On Monday, the NLRB ruled that Apple violated federal labor law by “coercively interrogating” workers and confiscating union fliers at a World Trade Center store in New York, where organizing efforts never got far enough along to seek a vote. The NLRB’s prosecutors have also accused the company of illegally excluding unionized workers in Maryland from benefits it was providing their peers, and making anti-union threats in Kansas City.

Neither unionized Apple store has yet reached a contract with the company. Employees at the location in Towson, Maryland, who organized with the International Association of Machinists, voted Saturday to authorize a potential strike over what the union alleges has been a refusal by Apple to fairly negotiate. 
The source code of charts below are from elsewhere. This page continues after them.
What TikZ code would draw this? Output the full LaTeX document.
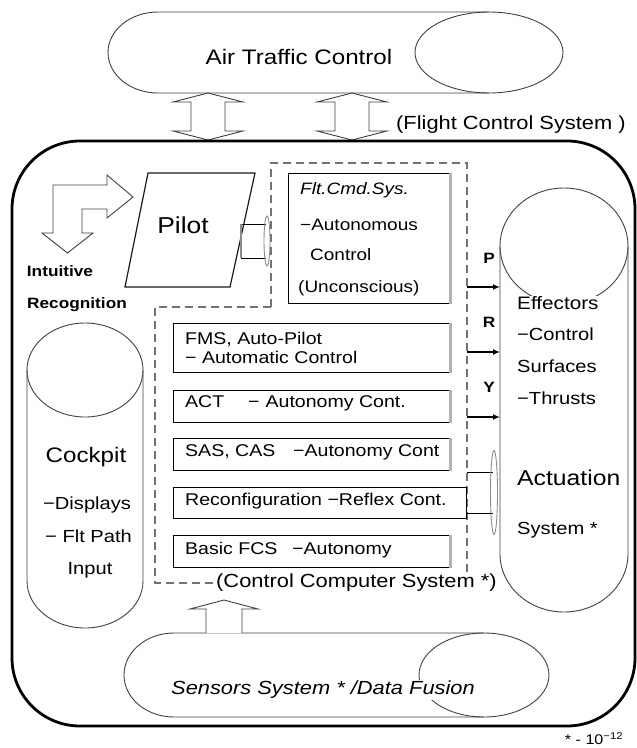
\documentclass[tikz,border=0pt]{standalone}
\usepackage{fontspec}
\setmainfont{Liberation Sans}[FakeStretch=1.15]
\usepackage{tikz}
\usetikzlibrary{arrows.meta,positioning,calc}

\newcommand{\sz}[1]{\fontsize{#1}{#1}\selectfont}

\begin{document}
\begin{tikzpicture}[x=1pt, y=-1pt,
    outline/.style={draw=black!75, line width=0.9pt},
    mainbox/.style={draw=black, line width=2.8pt, rounded corners=68pt},
    ccsline/.style={draw=black!55, line width=2pt, dash pattern=on 8pt off 5pt},
    cmdbox/.style={draw=black, line width=0.9pt, anchor=north west, inner sep=0pt},
    greyedge/.style={draw=black!30, line width=3pt},
    lbl/.style={inner sep=0pt, anchor=mid west},
    pry/.style={-{Latex[length=7pt,width=6pt]}, line width=1.8pt}]
    \useasboundingbox (0,0) rectangle (637,748);

    % Air traffic control
    \draw[outline] (158,12) -- (489,12) arc[start angle=270, end angle=450, x radius=74, y radius=40.5]
        -- (158,93) arc[start angle=90, end angle=270, x radius=50, y radius=40.5] -- cycle;
    \draw[outline] (489,12) arc[start angle=270, end angle=90, x radius=74, y radius=40.5];
    \node[font=\sz{21}] (atc) at (299,57) {Air Traffic Control};

    % double arrows to the flight control system
    \draw[outline, fill=white] (208,93) -- (243,102) -- (225,102) -- (225,131) -- (243,131) -- (208,140)
        -- (173,131) -- (191,131) -- (191,102) -- (173,102) -- cycle;
    \draw[outline, fill=white] (352,93) -- (387,102) -- (369,102) -- (369,131) -- (387,131) -- (352,140)
        -- (317,131) -- (335,131) -- (335,102) -- (317,102) -- cycle;
    \node[lbl, font=\sz{19}] (fcs) at (396,127) {(Flight Control System )};

    % flight control system
    \draw[mainbox] (12,141) rectangle (635,726);

    % intuitive recognition
    \draw[outline] (53,185) -- (107,185) -- (107,175) -- (133,197) -- (107,218) -- (107,209) -- (82,209)
        -- (82,233) -- (93,233) -- (67.5,253) -- (42,233) -- (53,233) -- cycle;
    \node[font=\bfseries\sz{15}] (intu) at (60,271) {Intuitive};
    \node[font=\bfseries\sz{15}] (recog) at (77,305) {Recognition};

    % pilot
    \draw[outline, draw=black!90, line width=1.2pt] (148,173) -- (255,173) -- (230,287) -- (125,287) -- cycle;
    \node[font=\sz{23}] (pilot) at (183,225) {Pilot};

    % control computer system
    \draw[ccsline] (271,307) -- (271,163) -- (467,163) -- (467,583) -- (155,583) -- (155,307) -- cycle;

    % link pilot - flt.cmd.sys.
    \coordinate (pa) at (241,224);
    \coordinate (pb) at (241,258);
    \draw[outline, draw=black] (pa) -- ++(25,0) (pb) -- ++(25,0);
    \draw[outline, draw=black!45, line width=1.5pt] (pa) -- (pb);
    \draw[outline, draw=black!45] (267,241) ellipse [x radius=3, y radius=25];

    % flt.cmd.sys.
    \node[cmdbox, minimum width=162pt, minimum height=130pt] (fcmd) at (288,173) {};
    \draw[greyedge] (fcmd.north east) -- (fcmd.south east);
    \node[lbl, font=\itshape\sz{16.5}] (fcmda) at (300,192) {Flt.Cmd.Sys.};
    \node[lbl, font=\sz{16.5}] (fcmdb) at (300,228) {−Autonomous};
    \node[lbl, font=\sz{16.5}] (fcmdc) at (310,258) {Control};
    \node[lbl, font=\sz{16.5}] (fcmdd) at (298,290) {(Unconscious)};

    % control layers
    \node[cmdbox, minimum width=277pt, minimum height=49pt] (fms) at (173,323) {};
    \node[cmdbox, minimum width=277pt, minimum height=32pt] (act) at (173,390) {};
    \node[cmdbox, minimum width=277pt, minimum height=32pt] (sas) at (173,438) {};
    \node[cmdbox, minimum width=293pt, minimum height=31pt] (reconf) at (173,487) {};
    \node[cmdbox, minimum width=277pt, minimum height=32pt] (basic) at (173,535) {};
    \foreach \b in {fms,act,sas,basic}
        \draw[greyedge] (\b.north east) -- (\b.south east);
    \node[lbl, font=\sz{17}] (fmsa) at (185,342) {FMS, Auto-Pilot};
    \node[lbl, font=\sz{17}] (fmsb) at (185,361) {− Automatic Control};
    \node[lbl, font=\sz{17}] (acta) at (185,405) {\makebox[63pt][l]{ACT}−\hspace{6pt}Autonomy Cont.};
    \node[lbl, font=\sz{17}] (sasa) at (185,454) {\makebox[108pt][l]{SAS, CAS}−Autonomy Cont};
    \node[lbl, font=\sz{17}] (reconfa) at (185,503) {Reconfiguration −Reflex Cont.};
    \node[lbl, font=\sz{17}] (basica) at (185,552) {\makebox[107pt][l]{Basic FCS}−Autonomy};
    \node[lbl, font=\sz{19}, fill=white, inner sep=1pt] (ccs) at (215,585) {(Control Computer System *)};

    % cockpit
    \draw[outline] (27,370) arc[start angle=180, end angle=360, x radius=58, y radius=47]
        -- (143,581) arc[start angle=0, end angle=180, x radius=58, y radius=47] -- cycle;
    \draw[outline] (27,370) arc[start angle=180, end angle=0, x radius=58, y radius=47];
    \node[font=\sz{21}] (ck) at (86,457) {Cockpit};
    \node[lbl, font=\sz{17.5}] (cka) at (43,507) {−Displays};
    \node[lbl, font=\sz{17.5}] (ckb) at (45,540) {− Flt Path};
    \node[font=\sz{17.5}] (ckc) at (90,570) {Input};

    % effectors / actuation system
    \draw[outline] (500,246) arc[start angle=180, end angle=360, x radius=64, y radius=58]
        -- (628,554) arc[start angle=0, end angle=180, x radius=64, y radius=58] -- cycle;
    \draw[outline] (500,246) arc[start angle=180, end angle=0, x radius=64, y radius=58];
    \coordinate (efw) at (500,0);
    \node[lbl, font=\sz{18}, fill=white, inner sep=1pt] (eff) at (516,307) {Effectors};
    \node[lbl, font=\sz{17.5}] (effa) at (517,338) {−Control};
    \node[lbl, font=\sz{17.5}] (effb) at (517,370) {Surfaces};
    \node[lbl, font=\sz{17.5}] (effc) at (517,402) {−Thrusts};
    \node[lbl, font=\sz{21.5}] (acts) at (517,483) {Actuation};
    \node[lbl, font=\sz{17.5}] (actsa) at (517,532) {System *};

    % pitch, roll, yaw commands
    \coordinate (pin) at (467,287);
    \coordinate (rin) at (467,352);
    \coordinate (yin) at (467,417);
    \draw[pry] (pin) -- (pin -| efw);
    \draw[pry] (rin) -- (rin -| efw);
    \draw[pry] (yin) -- (yin -| efw);
    \node[font=\bfseries\sz{15}] (p) at (489,258) {P};
    \node[font=\bfseries\sz{15}] (r) at (489,322) {R};
    \node[font=\bfseries\sz{15}] (yy) at (489,387) {Y};

    % link control computer - actuation
    \coordinate (la) at (467,472);
    \coordinate (lb) at (467,513);
    \draw[outline, draw=black] (la) -- ++(26,0) (lb) -- ++(26,0);
    \draw[outline, draw=black!45] (494,492.5) ellipse [x radius=3.5, y radius=42];

    % sensors system
    \draw[outline] (174,633) -- (484,633) arc[start angle=270, end angle=450, x radius=65, y radius=42]
        -- (174,717) arc[start angle=90, end angle=270, x radius=50, y radius=42] -- cycle;
    \draw[outline] (484,633) arc[start angle=270, end angle=90, x radius=65, y radius=42];
    \node[font=\itshape\sz{19}, fill=white, inner sep=1pt] (sens) at (323,690) {Sensors System * /Data Fusion};

    % sensor data up to the computer
    \draw[outline, fill=white] (242,633) -- (242,609) -- (258,609) -- (224,600) -- (190,609) -- (206,609) -- (206,633);

    % footnote
    \node[font=\sz{14}] (note) at (594,739) {* - 10\textsuperscript{−12}};
\end{tikzpicture}
\end{document}
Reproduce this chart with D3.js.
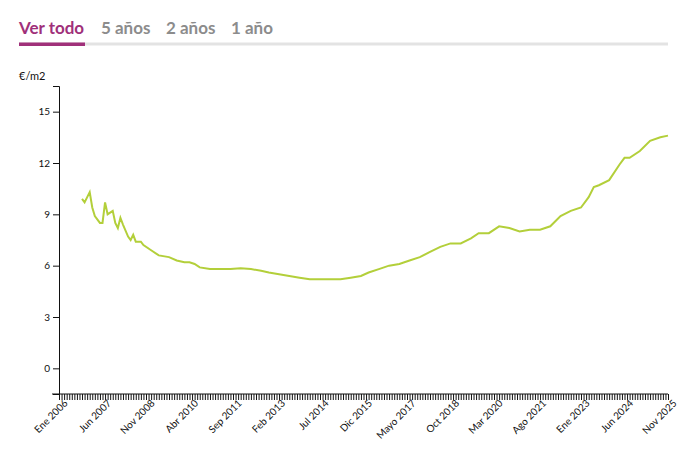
<!DOCTYPE html><html><head><meta charset="utf-8"><script src="https://cdn.jsdelivr.net/npm/d3@7"></script>
<style>body{margin:0;background:#fff;font-family:Lato,"Open Sans",sans-serif}</style></head><body><svg id="c" width="686" height="459"></svg>
<script>
const monthNames=["Ene","Feb","Mar","Abr","Mayo","Jun","Jul","Ago","Sep","Oct","Nov","Dic"];
const tabs=["Ver todo","5 años","2 años","1 año"];
const yTicks=[0,3,6,9,12,15];
const dates=["2006-10","2006-11","2007-01","2007-02","2007-03","2007-05","2007-06","2007-07","2007-08","2007-09","2007-10","2007-11","2007-12","2008-01","2008-02","2008-04","2008-05","2008-06","2008-07","2008-09","2008-10","2009-01","2009-04","2009-08","2009-11","2010-02","2010-04","2010-06","2010-08","2010-12","2011-04","2011-08","2011-12","2012-04","2012-08","2012-11","2013-03","2013-07","2013-11","2014-03","2015-03","2015-07","2015-11","2016-02","2016-06","2016-10","2017-02","2017-06","2017-10","2018-02","2018-06","2018-10","2019-02","2019-06","2019-09","2020-01","2020-05","2020-09","2021-01","2021-05","2021-09","2022-01","2022-05","2022-09","2023-01","2023-04","2023-06","2023-08","2023-12","2024-04","2024-06","2024-08","2024-12","2025-04","2025-08","2025-11"];
const values=[9.9,9.7,10.3,9.4,8.9,8.5,8.5,9.7,9.0,9.1,9.2,8.5,8.2,8.8,8.4,7.7,7.5,7.8,7.4,7.4,7.2,6.9,6.6,6.5,6.3,6.2,6.2,6.1,5.9,5.8,5.8,5.8,5.85,5.8,5.7,5.6,5.5,5.4,5.3,5.2,5.2,5.3,5.4,5.6,5.8,6.0,6.1,6.3,6.5,6.8,7.1,7.3,7.3,7.6,7.9,7.9,8.3,8.2,8.0,8.1,8.1,8.3,8.9,9.2,9.4,10.0,10.6,10.7,11.0,11.9,12.3,12.3,12.7,13.3,13.5,13.6];
const N=239;
const idx=s=>{const [y,m]=s.split("-").map(Number);return (y-2006)*12+m-1;};
const svg=d3.select("#c");
const tx=[19,101,166,231];
tabs.forEach((t,i)=>svg.append("text").attr("x",tx[i]).attr("y",34).attr("font-size",17).attr("font-weight",700).attr("fill",i==0?"#a0307a":"#8c8c8c").text(t));
svg.append("rect").attr("x",19).attr("y",42.5).attr("width",649).attr("height",3).attr("fill","#e3e3e3");
svg.append("rect").attr("x",19).attr("y",42.5).attr("width",66).attr("height",3.5).attr("fill","#a0307a");
const x=d3.scaleLinear().domain([0,N-1]).range([59,668]);
const y=d3.scaleLinear().domain([-1.5,16.5]).range([394,86]);
svg.append("text").attr("x",19).attr("y",80).attr("font-size",11).attr("fill","#111").text("€/m2");
const ya=svg.append("g").attr("transform","translate(59,0)").call(d3.axisLeft(y).tickValues(yTicks).tickSize(6).tickSizeOuter(6));
ya.selectAll("text").attr("font-size",10).attr("font-family","Lato,sans-serif").attr("fill","#111");
const xa=svg.append("g").attr("transform","translate(0,394)").call(d3.axisBottom(x).tickValues(d3.range(N)).tickSize(6).tickSizeOuter(0)
 .tickFormat(i=>i%17==0?monthNames[i%12]+" "+(2006+Math.floor(i/12)):""));
xa.select(".domain").attr("d","M52,0H668");
xa.selectAll("text").attr("font-size",10).attr("font-family","Lato,sans-serif").attr("fill","#111")
 .attr("text-anchor","end").attr("transform","translate(-1,0) rotate(-45)").attr("dx","0").attr("dy","0.5em");
svg.selectAll(".tick line").attr("stroke","#111");
svg.selectAll(".domain").attr("stroke","#111");
svg.append("path").datum(dates.map((d,i)=>[idx(d),values[i]])).attr("fill","none").attr("stroke","#b3cf3a").attr("stroke-width",2)
 .attr("d",d3.line().x(d=>x(d[0])).y(d=>y(d[1])));
</script></body></html>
Outstanding issues driving the possible work stoppage include work-life balance, unpredictable scheduling and pay, the IAM said in an emailed statement. A date when workers could walk out “will be determined,” the union said.

In an emailed statement following the Maryland vote, an Apple spokesperson said the company worked hard to provide an “excellent experience” for employees. “We deeply value our team members and we’re proud to provide them with industry leading compensation and exceptional benefits. As always, we will engage with the union representing our team in Towson respectfully and in good faith.”